Análise da situação em estudo
Neste estudo de caso, foram identificados como diagnósticos de enfermagem: o comprometimento do conhecimento da situação clínica, sono alterado, dor intermitente, frequente, no membro inferior direito, para além de se encontrarem comprometidos a realização dos autocuidados, alimentar-se, higiene, mobilidade, transferir-se e uso do sanitário. Definimos como foco principal da nossa atenção, a ferida existente no membro inferior direito, com score de 26 avaliada pela escala RESVECH 2.0. Verificou-se, no primeiro dia, que existiam sinais de infeção evidentes tais como (dor, aumento da temperatura, exsudado, tecido friável, hipergranulação, odor, …). Pela análise dos sinais apresentados (sinais de STONEES), a ferida apresenta infeção profunda, pelo que se optou pela aplicação de um apósito composto por uma matriz cicatrizante micro aderente (Technology Lípido Coloide - TLC) impregnada com prata. A TLC-Ag proporciona uma ação antibacteriana e gelifica facilmente, contribuindo assim para a drenagem de resíduos. Além disso, permite uma fácil aplicação e remoção do penso sem dor.
Após 15 dias de tratamento com uma matriz cicatrizante TLC-AG e fibras poliabsorventes, no dia 15 de Maio já não existiam sinais de infeção, optou-se, então, pela aplicação de uma Matriz de NOSF - TLC e fibras microaderente combinada com fibras poli - absorventes de poliacrilato para conduzirem eficazmente a FC á cicatrização. Este apósito para além de absorver o exsudado através das suas fibras, gere a hemorragia das feridas, cria um ambiente húmido no leito da ferida melhorando assim as condições para a cicatrização, protege a pele ao redor da ferida e a própria ferida na sua remoção atraumática. Este tratamento foi mantido até ao fim da cicatrização.
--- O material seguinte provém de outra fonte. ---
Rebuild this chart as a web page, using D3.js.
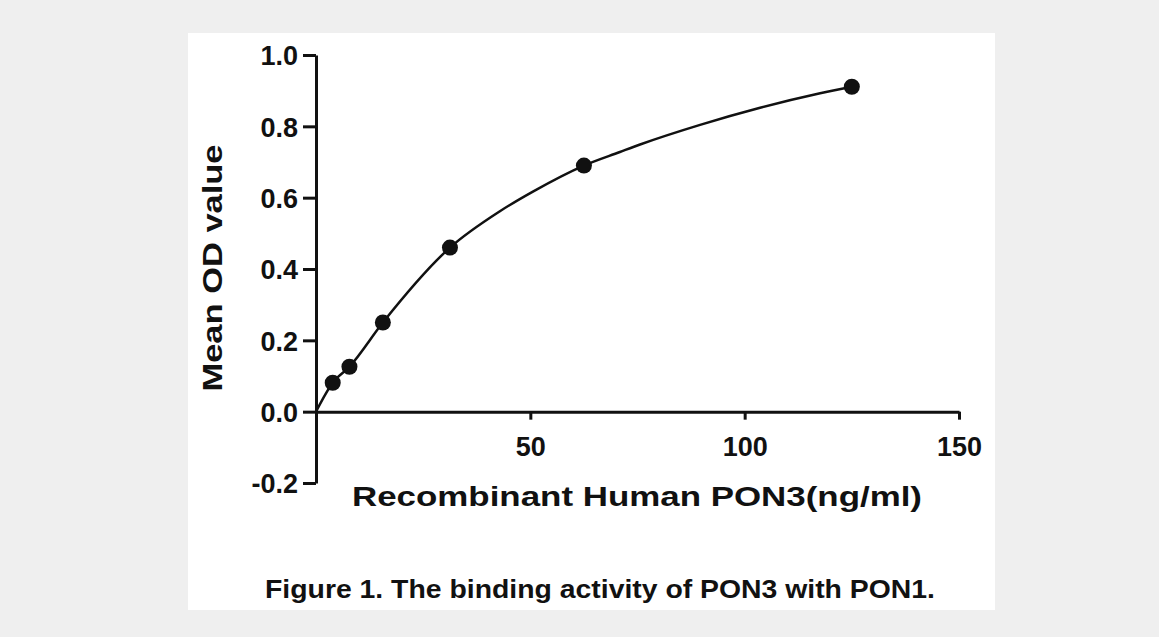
<!DOCTYPE html>
<html>
<head>
<meta charset="utf-8">
<script src="https://cdn.jsdelivr.net/npm/d3@7"></script>
<style>
  html, body { margin: 0; padding: 0; background: #efefef; }
  svg { display: block; }
  text { font-family: "Liberation Sans", Arial, sans-serif; font-weight: bold; fill: #111; }
</style>
</head>
<body>
<svg></svg>
<script>
// concentrations (ng/ml) and mean OD
const concentrations = [3.9, 7.8, 15.6, 31.25, 62.5, 125];
const meanOD = [0.081, 0.126, 0.25, 0.46, 0.69, 0.911];
// fitted curve, sampled off the figure
const fitX = [0, 3.9, 7.8, 15.6, 31.25, 42.9, 50.6, 62.5, 70.9, 75.6, 89.6, 103.6, 117.6, 125];
const fitY = [0, 0.081, 0.126, 0.25, 0.46, 0.562, 0.617, 0.69, 0.728, 0.749, 0.804, 0.852, 0.8925, 0.911];
const xTicks = [50, 100, 150];
const yTicks = [-0.2, 0.0, 0.2, 0.4, 0.6, 0.8, 1.0];

const xTitle = 'Recombinant Human PON3(ng/ml)';
const yTitle = 'Mean OD value';
const caption = 'Figure 1. The binding activity of PON3 with PON1.';

function drawChart() {
    const width = 1159;
    const height = 637;

    const svg = d3.select('svg')
        .attr('width', width)
        .attr('height', height);

    svg.append('rect')
        .attr('x', 0).attr('y', 0)
        .attr('width', width).attr('height', height)
        .attr('fill', '#efefef');

    // white panel
    svg.append('rect')
        .attr('x', 188).attr('y', 33)
        .attr('width', 807).attr('height', 577)
        .attr('fill', '#ffffff');

    const xScale = d3.scaleLinear()
        .domain([0, 150])
        .range([316, 959]);

    const yScale = d3.scaleLinear()
        .domain([-0.2, 1.0])
        .range([483, 55]);

    // y axis (hyphen minus like the original)
    const yAxis = svg.append('g')
        .attr('transform', `translate(${xScale(0)}, 0)`)
        .call(d3.axisLeft(yScale)
            .tickValues(yTicks)
            .tickFormat(d => d.toFixed(1))
            .tickSize(13)
            .tickSizeOuter(0)
            .tickPadding(5));

    // x axis at y = 0
    const xAxis = svg.append('g')
        .attr('transform', `translate(0, ${yScale(0)})`)
        .call(d3.axisBottom(xScale)
            .tickValues(xTicks)
            .tickSize(8)
            .tickSizeOuter(0)
            .tickPadding(17));

    [xAxis, yAxis].forEach(ax => {
        ax.attr('font-size', null).attr('font-family', null);
        ax.selectAll('path, line')
            .attr('stroke', '#111')
            .attr('stroke-width', 3);
        ax.selectAll('text')
            .attr('fill', '#111')
            .style('font-size', '27px')
            .style('font-family', '"Liberation Sans", Arial, sans-serif')
            .style('font-weight', 'bold');
    });
    yAxis.selectAll('text').attr('dy', '0.36em');

    // fitted curve
    const line = d3.line()
        .x(d => xScale(d))
        .y((d, i) => yScale(fitY[i]))
        .curve(d3.curveMonotoneX);

    svg.append('path')
        .datum(fitX)
        .attr('d', line)
        .attr('fill', 'none')
        .attr('stroke', '#111')
        .attr('stroke-width', 2.5);

    svg.selectAll('circle.pt')
        .data(concentrations)
        .enter()
        .append('circle')
        .attr('class', 'pt')
        .attr('cx', d => xScale(d))
        .attr('cy', (d, i) => yScale(meanOD[i]))
        .attr('r', 8)
        .attr('fill', '#111');

    // axis titles
    svg.append('text')
        .attr('x', 637)
        .attr('y', 506)
        .attr('text-anchor', 'middle')
        .style('font-size', '28px')
        .attr('textLength', 570)
        .attr('lengthAdjust', 'spacingAndGlyphs')
        .text(xTitle);

    svg.append('text')
        .attr('transform', 'translate(222, 268) rotate(-90)')
        .attr('text-anchor', 'middle')
        .style('font-size', '28px')
        .attr('textLength', 247)
        .attr('lengthAdjust', 'spacingAndGlyphs')
        .text(yTitle);

    // caption
    svg.append('text')
        .attr('x', 600)
        .attr('y', 598)
        .attr('text-anchor', 'middle')
        .style('font-family', '"Liberation Sans Narrow", "Liberation Sans", Arial, sans-serif')
        .style('font-size', '25px')
        .attr('textLength', 670)
        .attr('lengthAdjust', 'spacingAndGlyphs')
        .text(caption);
}

drawChart();
</script>
</body>
</html>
Neste estudo de caso podemos comprovar pela análise da escala de RESVECH 2.0 aplicada em cinco momentos que a ferida evoluiu favoravelmente. Destaca-se, ainda, que os sinais de infeção reduzem significativamente em 15 dias. Verifica-se a cicatrização total da FC do Membro inferior aos 58 dias com a diminuição do score da escala de REVESCH 2.0 de 26 para 2 (gráfico 1).
Aplicamos a escala EQ-5D-5L com o intuito de avaliar a QV sentida pela doente com uma FC com vasculite.
Se analisarmos os resultados obtidos com a aplicação da referida escala podemos observar que existiu uma melhoria da QV em geral sobretudo pela diminuição da dor. Verificamos ainda, com a aplicação da matriz cicatrizante micro aderente impregnada com prata e da matriz cicatrizante TLC-NOSF, que a doente refere essencialmente diminuição da dor, conseguindo iniciar as atividades habituais como andar, tomar banho, ler, fazer renda e ver TV. Assim, pela análise dessa escala ainda verificamos que é demostrada a melhoria da QV em Geral sobretudo na dimensão Dor e Mal-estar pois o score da escala EQ-5D-5L diminui de 18 para 5 (figura 2).
Conclusão
Concluímos que uma FC com uma área de 20 cm, cicatrizou completamente ao fim de 58 dias e a doente permaneceu sem dores durante todo o tratamento, o que lhe permitiu um aumento significativo da QV em geral.
São necessários mais estudos, com mobilização de instrumentos de avaliação sensíveis e maior número de participantes para maior robustez dos resultados.